Sulphur’s appetite is frightened away by the sight of food, but he endeavors to make his account even by drinking much water, for when Sulphur eats little, he drinks much.

Psorinum’s mouth has no taste at all, while Sulphur’s mouth in its endeavor to please him, goes to the other extreme and takes on every kind of taste imaginable. It awakens him in the morning with a foul, bitter taste, and then goes on down the list of sour, sweetish, metallic, coppery, pasty, vinegary, putrid, nauseating, etc., to the end. But Sulphur is no more pleased with the result than is Psorinum.

One day Psorinum found his grandson doubled up with the colic. The old gentleman remembering how quickly his own colic was cured by eating, advised the same cure, but Sulphur, looking up into the sympathetic face of the old man said, “Plague take it, grandfather, that’s just what brought it on”.

Psorinum had a pain in the cardiac region which was worse every time he took a deep breath. Sulphur sat beside him with a similar pain in the cardiac region, made worse by deep breath. Each was very anxious about the other and the anxiety in each brought on an attack of palpitation.

Like his grandfather Psorinum, Sulphur is subject to stiff neck and enlarged glands but the enlarged glands of Sulphur are not so likely to be sore to touch as Psorinum’s.

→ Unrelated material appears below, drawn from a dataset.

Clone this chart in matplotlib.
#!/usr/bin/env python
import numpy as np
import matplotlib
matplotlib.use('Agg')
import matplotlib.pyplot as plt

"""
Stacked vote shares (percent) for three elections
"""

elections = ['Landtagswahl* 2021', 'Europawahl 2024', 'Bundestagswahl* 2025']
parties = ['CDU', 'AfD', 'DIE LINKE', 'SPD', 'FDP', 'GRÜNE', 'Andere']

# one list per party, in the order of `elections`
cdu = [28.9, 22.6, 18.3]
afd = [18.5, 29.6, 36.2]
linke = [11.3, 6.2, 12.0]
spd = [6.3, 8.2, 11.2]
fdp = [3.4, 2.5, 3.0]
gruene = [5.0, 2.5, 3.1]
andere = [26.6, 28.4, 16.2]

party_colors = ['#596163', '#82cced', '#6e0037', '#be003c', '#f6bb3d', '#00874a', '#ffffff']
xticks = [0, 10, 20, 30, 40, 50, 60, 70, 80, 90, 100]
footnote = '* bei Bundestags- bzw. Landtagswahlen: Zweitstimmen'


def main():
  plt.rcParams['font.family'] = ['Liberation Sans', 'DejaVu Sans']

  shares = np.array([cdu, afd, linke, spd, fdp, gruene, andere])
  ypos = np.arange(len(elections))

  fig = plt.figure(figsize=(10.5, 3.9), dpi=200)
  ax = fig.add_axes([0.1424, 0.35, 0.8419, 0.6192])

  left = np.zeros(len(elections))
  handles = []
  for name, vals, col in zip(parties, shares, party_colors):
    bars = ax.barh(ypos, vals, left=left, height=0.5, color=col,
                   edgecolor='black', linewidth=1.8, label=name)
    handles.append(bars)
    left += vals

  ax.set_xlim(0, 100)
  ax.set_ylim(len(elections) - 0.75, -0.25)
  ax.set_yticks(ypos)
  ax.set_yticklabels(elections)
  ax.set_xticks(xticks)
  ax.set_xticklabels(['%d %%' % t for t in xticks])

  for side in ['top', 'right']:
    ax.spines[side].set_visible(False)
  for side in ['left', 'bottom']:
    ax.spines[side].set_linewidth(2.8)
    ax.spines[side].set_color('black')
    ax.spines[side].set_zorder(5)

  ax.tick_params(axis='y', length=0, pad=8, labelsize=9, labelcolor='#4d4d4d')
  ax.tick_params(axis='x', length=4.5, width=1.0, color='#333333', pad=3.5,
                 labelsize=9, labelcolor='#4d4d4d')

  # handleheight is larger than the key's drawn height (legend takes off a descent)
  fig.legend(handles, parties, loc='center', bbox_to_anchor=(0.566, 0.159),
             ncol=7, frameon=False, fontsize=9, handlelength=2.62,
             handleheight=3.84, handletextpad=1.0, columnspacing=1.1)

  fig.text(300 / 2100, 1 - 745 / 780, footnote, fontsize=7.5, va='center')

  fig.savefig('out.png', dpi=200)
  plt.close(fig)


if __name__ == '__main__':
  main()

After Sulphur took to drink, his face became red, swollen and coarse looking. Psorinum did not drink to such an extent as Sulphur, so he only had a big red nose. Sulphur seems to have inherited his grandfather’s “bad blood” for he too suffers with eruptions and oh! how those eruptions do itch! Both scratch until it bleeds. Psorinum rubs to relieve the itching and develops pustules and vesicles while Sulphur’s rubbing leaves a soring burning place. Sulphur’s itching is really an illustration of impish coquetry, for just as poor Sulphur is congratulating himself that he has conquered it in one place, up it jumps in some distant part with a seeming “here we are again” and goes to work with renewed vigor. it begins when he is undressing at night, grows worse from the warmth of the bed, and torments him until three or four o’clock in the morning, then withdraws to plan a new campaign to begin as Sulphur wakens in the morning. There is nothing of coquetry about the itching of Psorinum. As soon as he gets warm in bed it settles down to business attacking the whole body and works steadily until midnight.

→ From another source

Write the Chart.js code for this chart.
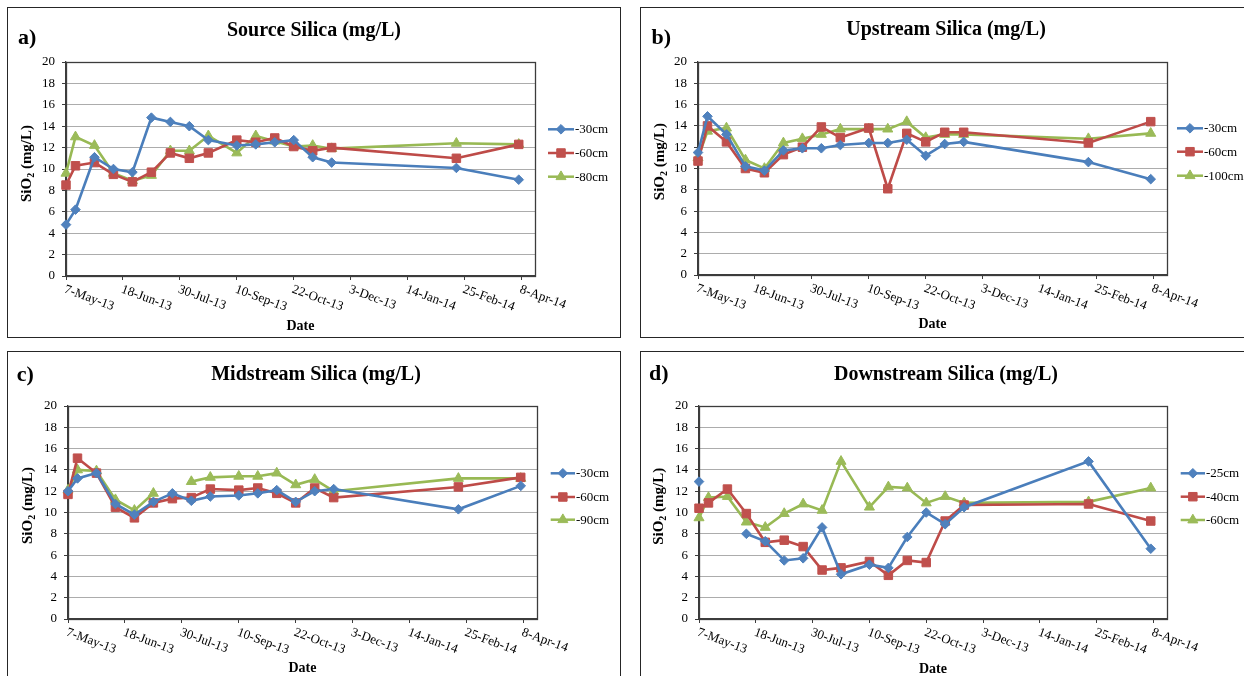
<!DOCTYPE html>
<html>
<head>
<meta charset="utf-8">
<script src="https://cdn.jsdelivr.net/npm/chart.js@4.4.1/dist/chart.umd.min.js"></script>
<style>
html,body{margin:0;padding:0;background:#fff;width:1244px;height:676px;overflow:hidden;}
.panel{position:absolute;}
canvas{display:block;}
</style>
</head>
<body>
<div class="panel" style="left:7px;top:7px;"><canvas id="cA" width="614" height="331"></canvas></div>
<div class="panel" style="left:640px;top:7px;"><canvas id="cB" width="606" height="331"></canvas></div>
<div class="panel" style="left:7px;top:351px;"><canvas id="cC" width="614" height="330"></canvas></div>
<div class="panel" style="left:640px;top:351px;"><canvas id="cD" width="606" height="330"></canvas></div>
<script>
// ---------- data ----------
const sampleDates = ['2013-05-07','2013-05-14','2013-05-28','2013-06-11','2013-06-25','2013-07-09','2013-07-23',
  '2013-08-06','2013-08-20','2013-09-10','2013-09-24','2013-10-08','2013-10-22','2013-11-05','2013-11-19',
  '2014-02-19','2014-04-06'];
const axisStartDate = '2013-05-07';
const axisEndDate = '2014-04-18';
const tickDates = ['2013-05-07','2013-06-18','2013-07-30','2013-09-10','2013-10-22','2013-12-03','2014-01-14','2014-02-25','2014-04-08'];
const tickLabels = ['7-May-13','18-Jun-13','30-Jul-13','10-Sep-13','22-Oct-13','3-Dec-13','14-Jan-14','25-Feb-14','8-Apr-14'];
const yMin = 0, yMax = 20, yStep = 2;

const sourceLabels = ['-30cm','-60cm','-80cm'];
const source30 = [4.8, 6.2, 11.1, 10.0, 9.7, 14.8, 14.4, 14.0, 12.7, 12.2, 12.3, 12.5, 12.7, 11.1, 10.6, 10.1, 9.0];
const source60 = [8.5, 10.3, 10.6, 9.5, 8.8, 9.7, 11.5, 11.0, 11.5, 12.7, 12.5, 12.9, 12.1, 11.7, 12.0, 11.0, 12.3];
const source80 = [9.6, 13.0, 12.2, 9.6, 8.9, 9.4, 11.7, 11.7, 13.1, 11.5, 13.1, 12.6, 12.1, 12.2, 11.9, 12.4, 12.3];

const upLabels = ['-30cm','-60cm','-100cm'];
const up30  = [11.5, 14.9, 13.2, 10.2, 9.8, 11.7, 11.9, 11.9, 12.2, 12.4, 12.4, 12.7, 11.2, 12.3, 12.5, 10.6, 9.0];
const up60  = [10.7, 14.0, 12.5, 10.0, 9.6, 11.3, 12.0, 13.9, 12.9, 13.8, 8.1, 13.3, 12.5, 13.4, 13.4, 12.4, 14.4];
const up100 = [11.0, 13.5, 13.8, 10.8, 10.0, 12.4, 12.8, 13.2, 13.7, 13.7, 13.7, 14.4, 12.9, 13.2, 13.2, 12.8, 13.3];

const midLabels = ['-30cm','-60cm','-90cm'];
const mid30 = [12.0, 13.2, 13.7, 10.8, 9.8, 11.0, 11.8, 11.1, 11.5, 11.6, 11.8, 12.1, 11.0, 12.0, 12.2, 10.3, 12.5];
const mid60 = [11.7, 15.1, 13.7, 10.5, 9.5, 10.9, 11.3, 11.4, 12.2, 12.1, 12.3, 11.8, 10.9, 12.3, 11.4, 12.4, 13.3];
const mid90 = [12.1, 14.0, 13.9, 11.2, 10.2, 11.8, null, 12.9, 13.3, 13.4, 13.4, 13.7, 12.6, 13.1, 12.0, 13.2, 13.2];

const downLabels = ['-25cm','-40cm','-60cm'];
const down25 = [12.9, null, null, 8.0, 7.3, 5.5, 5.7, 8.6, 4.2, 5.1, 4.8, 7.7, 10.0, 8.9, 10.5, 14.8, 6.6];
const down40 = [10.4, 10.9, 12.2, 9.9, 7.2, 7.4, 6.8, 4.6, 4.8, 5.4, 4.1, 5.5, 5.3, 9.2, 10.7, 10.8, 9.2];
const down60 = [9.5, 11.4, 11.5, 9.1, 8.6, 9.9, 10.8, 10.2, 14.8, 10.5, 12.4, 12.3, 10.9, 11.5, 10.9, 11.0, 12.3];

// ---------- helpers ----------
const SERIF = "'Liberation Serif','Times New Roman',serif";
function dayNum(iso){ const p = iso.split('-').map(Number); return Date.UTC(p[0], p[1]-1, p[2]) / 86400000; }
const t0 = dayNum(axisStartDate);
const xDays = sampleDates.map(s => dayNum(s) - t0);
const tickDays = tickDates.map(s => dayNum(s) - t0);
const xMaxDays = dayNum(axisEndDate) - t0;

const seriesStyles = [
  {line:'#4A7EBB', fill:'#4F81BD', shape:'rectRot', r:4.8},
  {line:'#BE4B48', fill:'#C0504D', shape:'rect', r:6.0},
  {line:'#98B954', fill:'#9BBB59', shape:'triangle', r:5.8}
];

function drawMarker(ctx, shape, r, x, y, fill){
  ctx.save();
  ctx.fillStyle = fill; ctx.strokeStyle = fill; ctx.lineWidth = 1;
  ctx.beginPath();
  if (shape === 'rectRot') {
    ctx.moveTo(x, y - r); ctx.lineTo(x + r, y); ctx.lineTo(x, y + r); ctx.lineTo(x - r, y);
  } else if (shape === 'rect') {
    const s = r * Math.SQRT1_2; ctx.rect(x - s, y - s, 2*s, 2*s);
  } else {
    const a = Math.PI/6;
    ctx.moveTo(x, y - r); ctx.lineTo(x + r*Math.cos(a), y + r*Math.sin(a)); ctx.lineTo(x - r*Math.cos(a), y + r*Math.sin(a));
  }
  ctx.closePath(); ctx.fill(); ctx.stroke();
  ctx.restore();
}

const decor = {
  id: 'decor',
  beforeDraw(chart, args, o){
    const ctx = chart.ctx;
    ctx.save();
    ctx.fillStyle = '#fff'; ctx.fillRect(0, 0, chart.width, chart.height);
    ctx.strokeStyle = '#262626'; ctx.lineWidth = 1;
    ctx.strokeRect(0.5, 0.5, chart.width - 1, chart.height - 1);
    ctx.restore();
  },
  beforeDatasetsDraw(chart){
    const a = chart.chartArea, ctx = chart.ctx;
    ctx.save();
    ctx.strokeStyle = '#3c3c3c'; ctx.lineWidth = 1.3;
    ctx.strokeRect(Math.round(a.left) + 0.5, Math.round(a.top) + 0.5, Math.round(a.right - a.left), Math.round(a.bottom - a.top));
    ctx.restore();
  },
  afterDraw(chart, args, o){
    const ctx = chart.ctx, a = chart.chartArea, xs = chart.scales.x;
    ctx.save();
    ctx.fillStyle = '#000';
    // title
    ctx.font = 'bold 20px ' + SERIF; ctx.textAlign = 'center'; ctx.textBaseline = 'alphabetic';
    ctx.fillText(o.title, o.titleX, o.titleY);
    // panel letter
    ctx.font = 'bold 22px ' + SERIF; ctx.textAlign = 'left';
    ctx.fillText(o.letter, o.letterX, o.letterY);
    // x axis title
    ctx.font = 'bold 14px ' + SERIF; ctx.textAlign = 'center';
    ctx.fillText('Date', (a.left + a.right) / 2, o.dateY);
    // y axis title with subscript
    ctx.save();
    ctx.translate(o.yTitleX, o.yTitleY);
    ctx.rotate(-Math.PI / 2);
    ctx.textAlign = 'left';
    const f1 = 'bold 15px ' + SERIF, f2 = 'bold 10px ' + SERIF;
    ctx.font = f1; const w1 = ctx.measureText('SiO').width, w3 = ctx.measureText(' (mg/L)').width;
    ctx.font = f2; const w2 = ctx.measureText('2').width;
    let sx = -(w1 + w2 + w3) / 2;
    ctx.font = f1; ctx.fillText('SiO', sx, 0); sx += w1;
    ctx.font = f2; ctx.fillText('2', sx, 3); sx += w2;
    ctx.font = f1; ctx.fillText(' (mg/L)', sx, 0);
    ctx.restore();
    // x tick labels (rotated clockwise)
    ctx.font = '13px ' + SERIF; ctx.textAlign = 'left'; ctx.textBaseline = 'top';
    tickDays.forEach((d, i) => {
      const px = xs.getPixelForValue(d);
      ctx.save();
      ctx.translate(px + 1, a.bottom + 7);
      ctx.rotate(20 * Math.PI / 180);
      ctx.fillText(tickLabels[i], 0, 0);
      ctx.restore();
    });
    // legend
    chart.data.datasets.forEach((ds, i) => {
      const st = seriesStyles[i];
      const y = o.legRows[i];
      ctx.strokeStyle = st.line; ctx.lineWidth = 2.5;
      ctx.beginPath(); ctx.moveTo(o.legX0, y); ctx.lineTo(o.legTextX - 1, y); ctx.stroke();
      drawMarker(ctx, st.shape, st.r, (o.legX0 + o.legTextX - 1) / 2, y, st.fill);
      ctx.fillStyle = '#000'; ctx.font = '13px ' + SERIF; ctx.textAlign = 'left'; ctx.textBaseline = 'middle';
      ctx.fillText(ds.label, o.legTextX, y + 0.5);
    });
    ctx.restore();
  }
};

function makePanel(id, labels, seriesList, p){
  const canvas = document.getElementById(id);
  const W = canvas.width, H = canvas.height;
  const datasets = seriesList.map((vals, i) => {
    const st = seriesStyles[i];
    return {
      label: labels[i],
      data: xDays.map((x, k) => ({x: x, y: vals[k]})),
      borderColor: st.line, backgroundColor: st.fill,
      pointBackgroundColor: st.fill, pointBorderColor: st.fill,
      pointStyle: st.shape, pointRadius: st.r, pointBorderWidth: 1,
      borderWidth: 2.6, tension: 0, spanGaps: false, clip: false
    };
  });
  return new Chart(canvas, {
    type: 'line',
    data: {datasets},
    plugins: [decor],
    options: {
      responsive: false, animation: false, devicePixelRatio: 1,
      layout: {padding: {left: 0, top: p.top, right: W - p.right, bottom: 0}},
      plugins: {
        legend: {display: false}, tooltip: {enabled: false},
        decor: p
      },
      scales: {
        x: {
          type: 'linear', min: 0, max: xMaxDays,
          afterBuildTicks: s => { s.ticks = tickDays.map(v => ({value: v})); },
          afterFit: s => { s.height = H - p.bottom; },
          ticks: {display: false},
          grid: {display: true, drawOnChartArea: false, drawTicks: true, tickLength: 4, color: '#3c3c3c', tickColor: '#3c3c3c'},
          border: {display: true, color: '#3c3c3c', width: 1.3}
        },
        y: {
          min: yMin, max: yMax,
          afterFit: s => { s.width = p.left; },
          ticks: {stepSize: yStep, color: '#000', padding: 7, font: {family: SERIF, size: 13}},
          grid: {color: '#acacac', lineWidth: 1, tickLength: 4, tickColor: '#3c3c3c'},
          border: {display: true, color: '#3c3c3c', width: 1.3}
        }
      }
    }
  });
}

makePanel('cA', sourceLabels, [source30, source60, source80], {
  left: 59, top: 55, right: 528, bottom: 269,
  title: 'Source Silica (mg/L)', titleX: 307, titleY: 29,
  letter: 'a)', letterX: 11, letterY: 37,
  dateY: 323, yTitleX: 23.5, yTitleY: 156.5,
  legX0: 541, legTextX: 568, legRows: [122.3, 146, 169.7]
});
makePanel('cB', upLabels, [up30, up60, up100], {
  left: 58, top: 55, right: 527, bottom: 268,
  title: 'Upstream Silica (mg/L)', titleX: 306, titleY: 28,
  letter: 'b)', letterX: 11.5, letterY: 37.3,
  dateY: 321, yTitleX: 23.5, yTitleY: 154.6,
  legX0: 537, legTextX: 564, legRows: [121.3, 144.7, 168.7]
});
makePanel('cC', midLabels, [mid30, mid60, mid90], {
  left: 61, top: 55, right: 530, bottom: 268,
  title: 'Midstream Silica (mg/L)', titleX: 309, titleY: 29,
  letter: 'c)', letterX: 9.7, letterY: 29.6,
  dateY: 320.5, yTitleX: 24.5, yTitleY: 154.5,
  legX0: 543.7, legTextX: 569, legRows: [122.3, 146, 168.7]
});
makePanel('cD', downLabels, [down25, down40, down60], {
  left: 59, top: 55, right: 527, bottom: 268,
  title: 'Downstream Silica (mg/L)', titleX: 306, titleY: 29,
  letter: 'd)', letterX: 9, letterY: 29.3,
  dateY: 322, yTitleX: 22.5, yTitleY: 155.3,
  legX0: 540.7, legTextX: 566, legRows: [122.3, 145.7, 169]
});
</script>
</body>
</html>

Both have vivid, anxious dreams, the effects of which linger after waking. With such fights with the itch fiend before sleep and such frightful dreams during sleep, it’s no wonder that both are tired in the morning and sleepy all the day time. When Psorinum was a child, he would fret all night and be as lively as ever the next day; even in adult life, he is not so tired in the morning as Sulphur.

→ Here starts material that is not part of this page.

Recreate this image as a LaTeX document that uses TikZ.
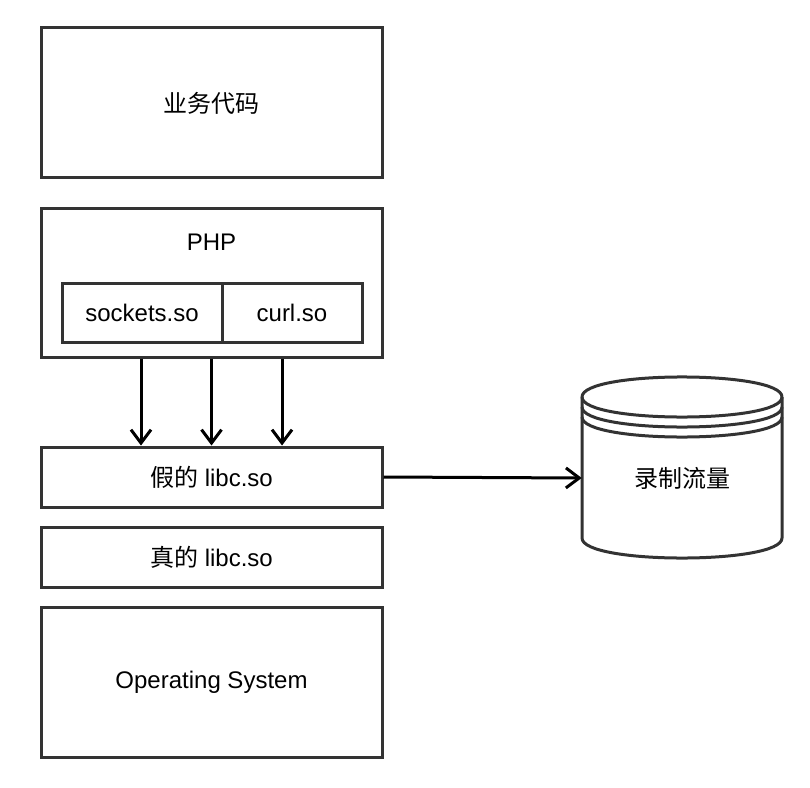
\documentclass[tikz,border=0pt]{standalone}
\usepackage{fontspec}
\setmainfont{Liberation Sans}
\newfontfamily\cjk{Noto Sans CJK SC}
\usepackage{tikz}
\usetikzlibrary{positioning, arrows.meta}
\newcommand{\pxu}{0.75pt}
\tikzset{
  layer/.style={rectangle, draw=black!80, line width=2.25pt, fill=white, align=center,
                minimum width=341*\pxu, inner sep=0pt, font=\fontsize{18}{22}\selectfont},
  lib/.style={layer, minimum height=59*\pxu, outer sep=0pt},
  lbl/.style={inner sep=0pt, font=\fontsize{18}{22}\selectfont},
  dbline/.style={draw=black!80, line width=2.25pt},
  arr/.style={-{Straight Barb[length=10pt, width=15pt]}, line width=2.25pt},
}

\begin{document}
\begin{tikzpicture}[x=0.75pt, y=-0.75pt]
  \useasboundingbox (0,0) rectangle (810,788);
  % layer stack
  \node[layer, minimum height=150*\pxu] (biz) at (211.5,103) {{\cjk 业务代码}};
  \node[layer, minimum height=149*\pxu] (php) at (211.5,282.5) {};
  \node[lbl] (phpname) at (211.5,242) {PHP};
  \node[lib, minimum width=160*\pxu] (sock) at (142,312.5) {sockets.so};
  \node[lib, minimum width=140*\pxu, right=0pt of sock] (curl) {curl.so};
  \node[layer, minimum height=60*\pxu] (fake) at (211.5,477) {{\cjk 假的} libc.so};
  \node[layer, minimum height=60*\pxu] (real) at (211.5,557) {{\cjk 真的} libc.so};
  \node[layer, minimum height=150*\pxu] (os) at (211.5,682) {Operating System};
  % data store
  \draw[dbline] (782,397) .. controls (782,370.3) and (582,370.3) .. (582,397) -- (582,538)
    .. controls (582,564.7) and (782,564.7) .. (782,538) -- (782,397);
  \foreach \dy in {0,10,20}
    \draw[dbline] (582,{397+\dy}) .. controls (582,{423.7+\dy}) and (782,{423.7+\dy}) .. (782,{397+\dy});
  \node[lbl, minimum width=200*\pxu] (rec) at (682,478) {{\cjk 录制流量}};
  % calls
  \foreach \dx in {-70.5,0,70.5}
    \draw[arr] ([xshift=\dx*\pxu]php.south) -- ([xshift=\dx*\pxu]fake.north);
  \draw[arr] (fake.east) -- (rec.west);
\end{tikzpicture}
\end{document}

It is day time. Sulphur and Psorinum are yawning with sleepiness, so we will tiptoe out hoping the day will give them what the night refused, a restful nap.

Frederica E. Gladwin
Frederica E Gladwin was born in 1856 in rural Connecticut. She initially trained to be a teacher. She came across homeopathy and studied medicine, graduating from the University of Missouri. She continued her studies under Kent and was one of his greatest followers. She helped him in putting part of his repertory together and corrected some mistakes in earlier editions.
She was one of the first students to graduate from the Philadelphia Post-Graduate School of Homeopathy and served at the school as Clinician, Professor of Children's Diseases and Professor of Repertory. She taught from 1933 until her health failed. She also taught Pierre Schmidt how to use the repertory.
Her accomplishments include being one of the founders of the American Foundation of Homeopath. She was a frequent contributor of articles, many of which are printed in the Homeopathic Recorder. She died on May 7, 1931.